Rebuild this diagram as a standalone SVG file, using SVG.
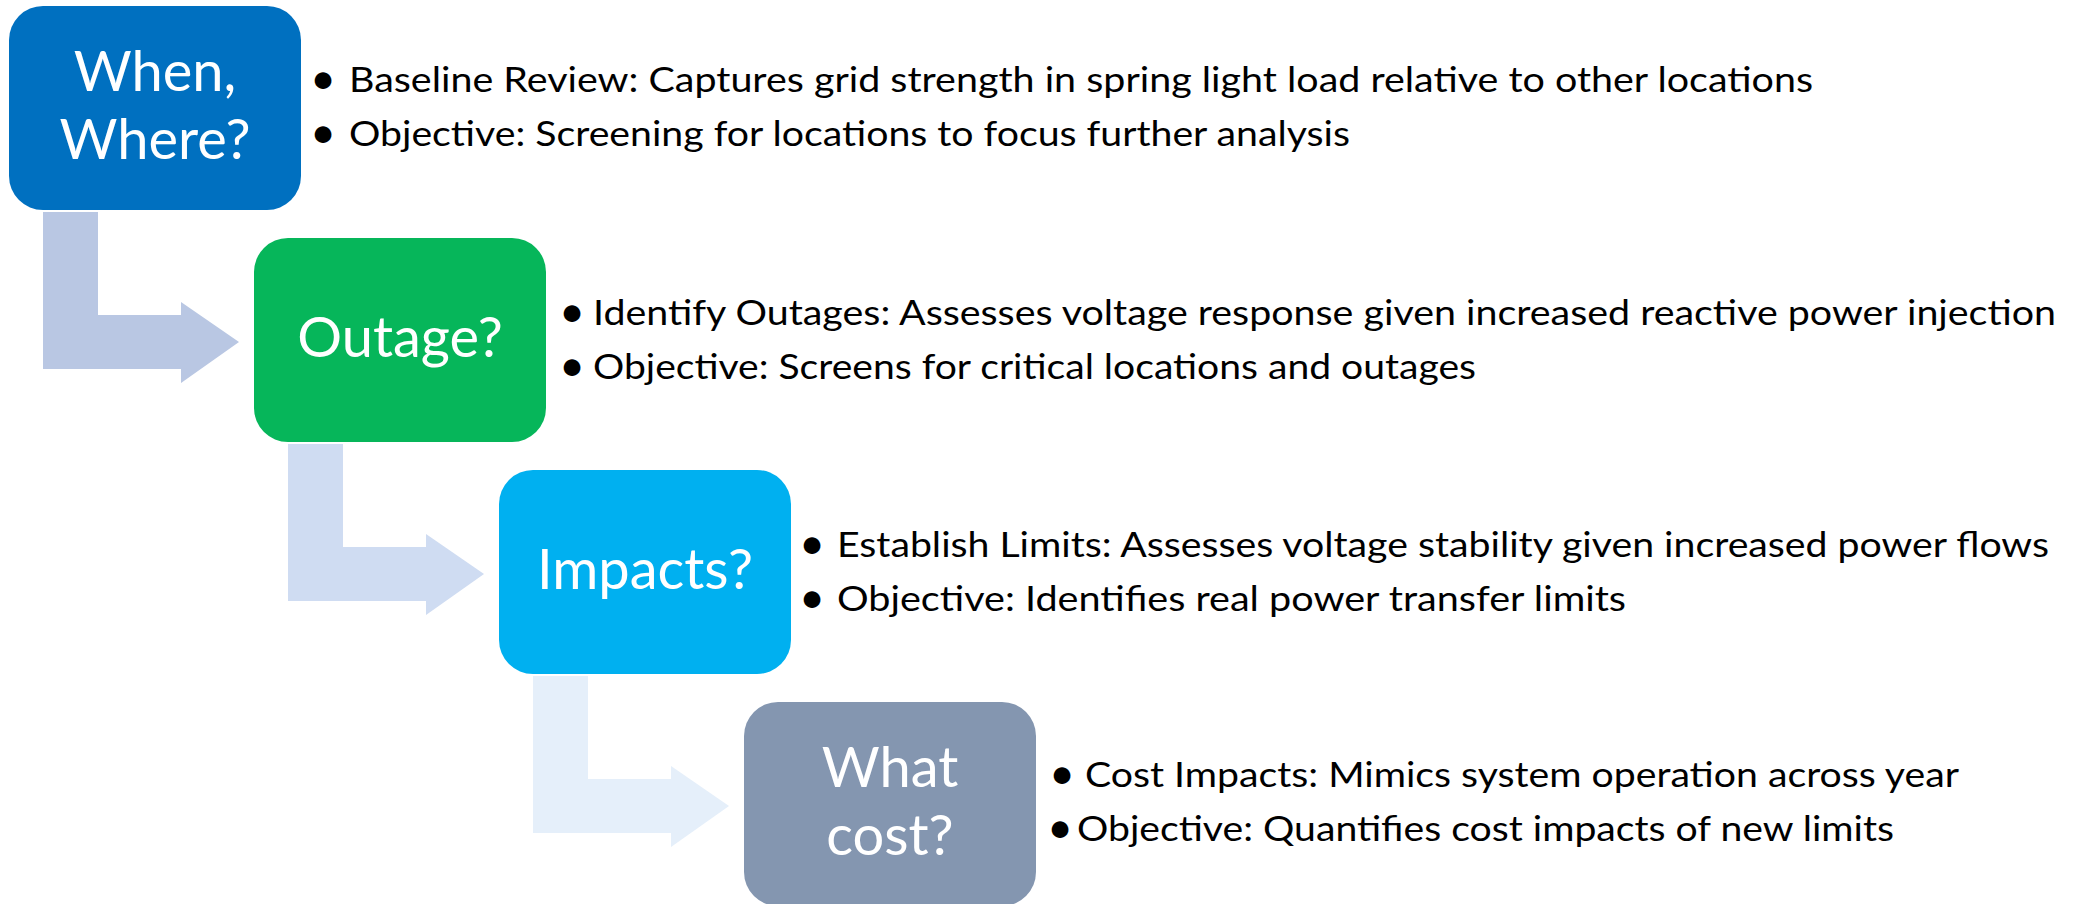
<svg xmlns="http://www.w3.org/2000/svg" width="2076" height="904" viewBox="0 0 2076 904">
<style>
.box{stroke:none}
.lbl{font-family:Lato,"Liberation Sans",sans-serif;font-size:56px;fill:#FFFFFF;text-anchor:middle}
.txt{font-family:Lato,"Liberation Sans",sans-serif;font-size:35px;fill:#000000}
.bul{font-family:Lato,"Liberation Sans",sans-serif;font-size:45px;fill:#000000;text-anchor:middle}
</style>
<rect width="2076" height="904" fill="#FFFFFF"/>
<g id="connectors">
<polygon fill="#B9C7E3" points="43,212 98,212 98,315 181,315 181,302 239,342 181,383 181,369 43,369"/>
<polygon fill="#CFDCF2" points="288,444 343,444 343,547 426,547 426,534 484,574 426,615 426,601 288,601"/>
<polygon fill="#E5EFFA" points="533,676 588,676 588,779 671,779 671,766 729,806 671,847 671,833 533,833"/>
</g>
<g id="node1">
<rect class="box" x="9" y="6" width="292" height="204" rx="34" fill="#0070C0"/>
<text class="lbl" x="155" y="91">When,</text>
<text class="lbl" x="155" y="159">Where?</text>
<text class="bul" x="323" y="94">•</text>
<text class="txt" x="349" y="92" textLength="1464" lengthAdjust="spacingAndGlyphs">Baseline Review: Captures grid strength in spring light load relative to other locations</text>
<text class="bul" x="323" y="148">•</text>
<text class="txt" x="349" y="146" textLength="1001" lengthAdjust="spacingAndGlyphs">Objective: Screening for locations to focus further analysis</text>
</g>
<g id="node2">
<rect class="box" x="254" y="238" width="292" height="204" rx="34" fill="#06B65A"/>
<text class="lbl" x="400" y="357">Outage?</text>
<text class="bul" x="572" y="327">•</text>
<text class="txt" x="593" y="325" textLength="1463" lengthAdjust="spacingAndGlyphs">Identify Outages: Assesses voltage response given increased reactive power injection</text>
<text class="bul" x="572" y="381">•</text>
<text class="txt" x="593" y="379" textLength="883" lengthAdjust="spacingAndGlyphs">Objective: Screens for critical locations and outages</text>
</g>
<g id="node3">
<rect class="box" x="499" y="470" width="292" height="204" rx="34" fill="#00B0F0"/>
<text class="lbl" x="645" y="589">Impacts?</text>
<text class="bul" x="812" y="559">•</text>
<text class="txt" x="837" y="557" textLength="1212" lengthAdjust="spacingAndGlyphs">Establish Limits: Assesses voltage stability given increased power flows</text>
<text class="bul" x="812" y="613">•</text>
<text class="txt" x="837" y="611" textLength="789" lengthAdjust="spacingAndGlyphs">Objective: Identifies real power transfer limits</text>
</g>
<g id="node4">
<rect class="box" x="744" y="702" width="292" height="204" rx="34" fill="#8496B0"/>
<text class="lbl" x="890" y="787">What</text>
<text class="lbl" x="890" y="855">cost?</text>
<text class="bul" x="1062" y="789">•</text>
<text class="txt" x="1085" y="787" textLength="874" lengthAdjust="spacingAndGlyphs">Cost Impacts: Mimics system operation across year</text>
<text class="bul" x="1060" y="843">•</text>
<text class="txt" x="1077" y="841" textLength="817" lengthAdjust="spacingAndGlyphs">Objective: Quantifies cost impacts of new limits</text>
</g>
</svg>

----------------------------------------

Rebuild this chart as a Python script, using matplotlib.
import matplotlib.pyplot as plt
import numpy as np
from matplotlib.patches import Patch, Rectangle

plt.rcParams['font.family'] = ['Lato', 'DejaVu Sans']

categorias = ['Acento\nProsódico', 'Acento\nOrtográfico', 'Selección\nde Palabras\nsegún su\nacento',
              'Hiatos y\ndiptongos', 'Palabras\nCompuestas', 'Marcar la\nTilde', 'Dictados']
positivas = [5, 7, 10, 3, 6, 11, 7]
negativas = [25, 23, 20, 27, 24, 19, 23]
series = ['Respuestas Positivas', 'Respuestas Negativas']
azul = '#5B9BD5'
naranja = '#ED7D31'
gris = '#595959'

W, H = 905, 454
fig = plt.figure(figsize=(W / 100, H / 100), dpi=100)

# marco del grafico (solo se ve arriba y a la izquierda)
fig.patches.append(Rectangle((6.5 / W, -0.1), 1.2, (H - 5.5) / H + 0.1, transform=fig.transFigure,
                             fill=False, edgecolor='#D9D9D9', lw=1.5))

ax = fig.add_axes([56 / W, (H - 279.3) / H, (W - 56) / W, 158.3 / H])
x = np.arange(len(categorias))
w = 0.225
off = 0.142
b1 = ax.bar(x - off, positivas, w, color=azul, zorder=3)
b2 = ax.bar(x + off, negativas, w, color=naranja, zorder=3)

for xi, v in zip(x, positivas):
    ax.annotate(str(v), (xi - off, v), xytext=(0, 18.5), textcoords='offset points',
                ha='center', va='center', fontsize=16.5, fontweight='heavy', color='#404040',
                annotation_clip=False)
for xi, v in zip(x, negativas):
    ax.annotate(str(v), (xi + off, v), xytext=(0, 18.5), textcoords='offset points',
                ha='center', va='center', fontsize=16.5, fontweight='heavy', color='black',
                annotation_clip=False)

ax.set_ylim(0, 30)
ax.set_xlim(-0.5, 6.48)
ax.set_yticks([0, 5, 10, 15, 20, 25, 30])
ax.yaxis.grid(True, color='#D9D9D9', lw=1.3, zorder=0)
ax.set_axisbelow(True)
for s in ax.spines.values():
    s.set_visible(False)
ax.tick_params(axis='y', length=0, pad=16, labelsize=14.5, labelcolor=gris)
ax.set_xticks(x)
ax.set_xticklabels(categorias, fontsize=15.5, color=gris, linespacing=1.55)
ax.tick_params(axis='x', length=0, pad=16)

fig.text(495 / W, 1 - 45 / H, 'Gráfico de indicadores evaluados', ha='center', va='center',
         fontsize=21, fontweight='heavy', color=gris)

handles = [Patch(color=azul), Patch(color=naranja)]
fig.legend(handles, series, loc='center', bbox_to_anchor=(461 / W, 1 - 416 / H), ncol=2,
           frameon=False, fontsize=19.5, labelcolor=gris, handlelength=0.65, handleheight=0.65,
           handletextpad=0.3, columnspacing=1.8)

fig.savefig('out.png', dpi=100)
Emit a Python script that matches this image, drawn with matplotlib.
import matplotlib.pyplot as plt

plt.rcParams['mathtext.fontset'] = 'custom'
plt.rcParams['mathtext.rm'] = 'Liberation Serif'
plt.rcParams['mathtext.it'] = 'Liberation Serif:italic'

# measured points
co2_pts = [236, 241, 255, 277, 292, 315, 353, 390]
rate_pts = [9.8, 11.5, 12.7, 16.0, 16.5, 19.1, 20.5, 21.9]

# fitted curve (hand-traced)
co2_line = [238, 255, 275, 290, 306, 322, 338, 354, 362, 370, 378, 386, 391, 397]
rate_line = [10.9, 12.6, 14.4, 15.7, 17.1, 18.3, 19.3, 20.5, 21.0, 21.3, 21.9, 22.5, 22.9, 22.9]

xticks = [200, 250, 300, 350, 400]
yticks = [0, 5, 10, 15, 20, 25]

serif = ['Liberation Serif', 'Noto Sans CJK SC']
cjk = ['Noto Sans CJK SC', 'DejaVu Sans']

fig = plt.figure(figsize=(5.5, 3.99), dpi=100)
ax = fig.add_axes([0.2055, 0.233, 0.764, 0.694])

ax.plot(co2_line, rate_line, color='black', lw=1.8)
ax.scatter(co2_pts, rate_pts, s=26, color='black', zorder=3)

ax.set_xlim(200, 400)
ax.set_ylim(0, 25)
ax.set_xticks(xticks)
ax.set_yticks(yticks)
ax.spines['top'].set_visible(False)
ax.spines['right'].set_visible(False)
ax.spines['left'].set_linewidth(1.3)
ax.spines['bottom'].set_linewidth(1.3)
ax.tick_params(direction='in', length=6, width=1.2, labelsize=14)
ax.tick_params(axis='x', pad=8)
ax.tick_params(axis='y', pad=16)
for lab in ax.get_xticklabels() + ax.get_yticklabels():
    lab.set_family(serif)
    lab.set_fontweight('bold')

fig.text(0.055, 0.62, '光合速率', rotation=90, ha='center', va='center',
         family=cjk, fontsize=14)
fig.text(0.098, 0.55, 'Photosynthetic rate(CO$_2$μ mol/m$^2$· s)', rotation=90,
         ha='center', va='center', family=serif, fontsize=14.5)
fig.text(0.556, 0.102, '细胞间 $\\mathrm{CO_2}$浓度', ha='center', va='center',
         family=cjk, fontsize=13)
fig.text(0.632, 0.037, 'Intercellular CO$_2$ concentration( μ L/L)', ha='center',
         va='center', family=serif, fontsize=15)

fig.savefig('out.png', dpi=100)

----------------------------------------

Everything from the line that contains "Emit a Python" to the line that contains "rate_pts = [9.8, 11.5, 12.7, 16.0, 16.5, 19.1, 20.5, 21.9]" must be transcribed exactly, both end lines included.

Emit a Python script that matches this image, drawn with matplotlib.
import matplotlib.pyplot as plt

plt.rcParams['mathtext.fontset'] = 'custom'
plt.rcParams['mathtext.rm'] = 'Liberation Serif'
plt.rcParams['mathtext.it'] = 'Liberation Serif:italic'

# measured points
co2_pts = [236, 241, 255, 277, 292, 315, 353, 390]
rate_pts = [9.8, 11.5, 12.7, 16.0, 16.5, 19.1, 20.5, 21.9]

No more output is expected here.